* _SET TASK_
The line containing "import plotly.graph_objects as go" marks the end: extract everything from the first line of the data through that line, exactly, with no pictures.

* _INFORMATION PROVIDED_
BEGIN

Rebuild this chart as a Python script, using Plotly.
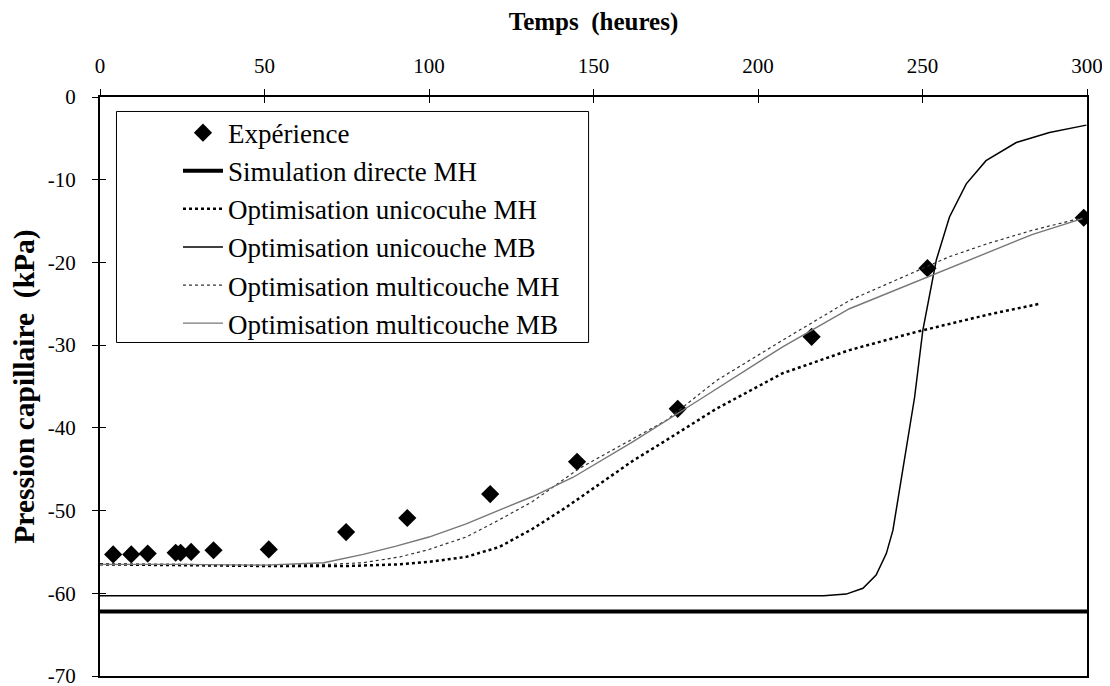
import plotly.graph_objects as go

# ---- data ----
exp_t = [4, 9.5, 14.5, 23, 24.5, 27.7, 34.5, 51.3, 74.8, 93.4, 118.6, 145.0, 175.6, 216.3, 251.5, 299.0]
exp_p = [-55.3, -55.3, -55.2, -55.1, -55.1, -55.0, -54.8, -54.7, -52.6, -50.9, -48.0, -44.1, -37.7, -29.0, -20.7, -14.6]

sim_t = [0, 300]
sim_p = [-62.2, -62.2]

uni_mh_t = [0, 25, 50, 75, 91.2, 100, 111.3, 121.4, 131.5, 141.7, 151.8, 161.9, 172.1, 187.3, 207.5, 227.8, 248.1, 258.2, 270, 285.6]
uni_mh_p = [-56.5, -56.6, -56.7, -56.7, -56.5, -56.2, -55.6, -54.4, -52.2, -49.6, -46.8, -44.0, -41.5, -37.7, -33.4, -30.6, -28.4, -27.4, -26.3, -25.0]

uni_mb_t = [0, 50, 100, 150, 200, 220, 226.8, 231.9, 235.9, 239.0, 241.0, 244.3, 247.6, 250.1, 254.2, 258.2, 263.3, 269.3, 278.5, 288.6, 299.8]
uni_mb_p = [-60.3, -60.3, -60.3, -60.3, -60.3, -60.3, -60.1, -59.4, -57.8, -55.2, -52.4, -44.5, -36.3, -28.2, -19.7, -14.5, -10.5, -7.7, -5.5, -4.3, -3.4]

multi_mh_t = [0, 25, 50, 70, 80, 91.2, 100, 111.3, 121, 131.5, 145.7, 161.9, 172.1, 187.3, 207.5, 227.8, 248.1, 258.2, 270, 283.5, 298.7]
multi_mh_p = [-56.5, -56.5, -56.6, -56.5, -56.3, -55.6, -54.7, -53.2, -51.2, -48.9, -44.9, -41.3, -39.1, -34.3, -29.4, -24.6, -21.0, -19.3, -17.7, -16.1, -14.6]

multi_mb_t = [0, 25, 50, 68, 80, 90, 100, 111.3, 121, 131.5, 143.7, 161.9, 182.2, 207.5, 227.8, 251.1, 258.2, 270, 283.5, 298.6]
multi_mb_p = [-56.5, -56.5, -56.6, -56.3, -55.3, -54.3, -53.2, -51.6, -50.0, -48.3, -46.0, -41.7, -36.6, -30.2, -25.6, -21.8, -20.7, -18.8, -16.6, -14.7]

x_ticks = [0, 50, 100, 150, 200, 250, 300]
x_labels = ["0", "50", "100", "150", "200", "250", "300"]
y_ticks = [0, -10, -20, -30, -40, -50, -60, -70]
y_labels = ["0", "-10", "-20", "-30", "-40", "-50", "-60", "-70"]

names = ["Expérience", "Simulation directe MH", "Optimisation unicocuhe MH",
         "Optimisation unicouche MB", "Optimisation multicouche MH", "Optimisation multicouche MB"]

FONT = "Liberation Serif"

fig = go.Figure()
fig.add_trace(go.Scatter(x=exp_t, y=exp_p, mode="markers", name=names[0],
                         marker=dict(symbol="diamond", size=14, color="black")))
fig.add_trace(go.Scatter(x=sim_t, y=sim_p, mode="lines", name=names[1],
                         line=dict(color="black", width=4)))
fig.add_trace(go.Scatter(x=uni_mh_t, y=uni_mh_p, mode="lines", name=names[2],
                         line=dict(color="black", width=2.5, dash="dot")))
fig.add_trace(go.Scatter(x=uni_mb_t, y=uni_mb_p, mode="lines", name=names[3],
                         line=dict(color="black", width=1.5)))
fig.add_trace(go.Scatter(x=multi_mh_t, y=multi_mh_p, mode="lines", name=names[4],
                         line=dict(color="#333333", width=1.2, dash="3px,3px")))
fig.add_trace(go.Scatter(x=multi_mb_t, y=multi_mb_p, mode="lines", name=names[5],
                         line=dict(color="#777777", width=1.4)))
# empty helper trace so the overlay axes (inner half of the crossing ticks) get drawn
fig.add_trace(go.Scatter(x=[], y=[], xaxis="x2", yaxis="y2", showlegend=False, hoverinfo="skip"))

tick_common = dict(showgrid=False, zeroline=False, tickcolor="black", tickwidth=1)

# page body has an 8px default margin: compensate so the plot sits where the reference has it
fig.update_layout(
    width=1110, height=686,
    margin=dict(l=92, r=31, t=89, b=18, autoexpand=False),
    paper_bgcolor="white", plot_bgcolor="white",
    font=dict(family=FONT, color="black", size=21),
    showlegend=True,
    legend=dict(x=0.079, y=0.98, xanchor="left", yanchor="top",
                bgcolor="rgba(0,0,0,0)", borderwidth=0,
                font=dict(family=FONT, size=27, color="black"),
                itemwidth=40, tracegroupgap=0),
    xaxis=dict(range=[0, 300], side="top", tickvals=x_ticks, ticktext=x_labels,
               showline=True, linecolor="black", linewidth=2, mirror=True,
               ticks="outside", ticklen=6, automargin=False, ticklabelstandoff=8,
               tickfont=dict(family=FONT, size=21),
               title=dict(text="Temps\u00a0 (heures)", standoff=18,
                          font=dict(family=FONT, size=25, weight="bold")),
               **tick_common),
    yaxis=dict(range=[-70, 0], tickvals=y_ticks, ticktext=y_labels,
               showline=True, linecolor="black", linewidth=2, mirror=True,
               ticks="outside", ticklen=6, automargin=False, ticklabelstandoff=12,
               tickfont=dict(family=FONT, size=21),
               title=dict(text="Pression capillaire\u00a0 (kPa)", standoff=9,
                          font=dict(family=FONT, size=29.5, weight="bold")),
               **tick_common),
    xaxis2=dict(range=[0, 300], side="top", overlaying="x", anchor="y2", tickvals=x_ticks,
                showticklabels=False, showline=False, ticks="inside", ticklen=6,
                automargin=False, **tick_common),
    yaxis2=dict(range=[-70, 0], side="left", overlaying="y", anchor="x2", tickvals=y_ticks,
                showticklabels=False, showline=False, ticks="inside", ticklen=6,
                automargin=False, **tick_common),
    shapes=[dict(type="rect", xref="paper", yref="paper",
                 x0=0.0167, x1=0.495, y0=0.576, y1=0.975,
                 line=dict(color="black", width=1), fillcolor="rgba(0,0,0,0)", layer="above")],
)

fig.write_html("out.html")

END

* _FULL OUTPUT_
Rebuild this chart as a Python script, using Plotly.
import plotly.graph_objects as go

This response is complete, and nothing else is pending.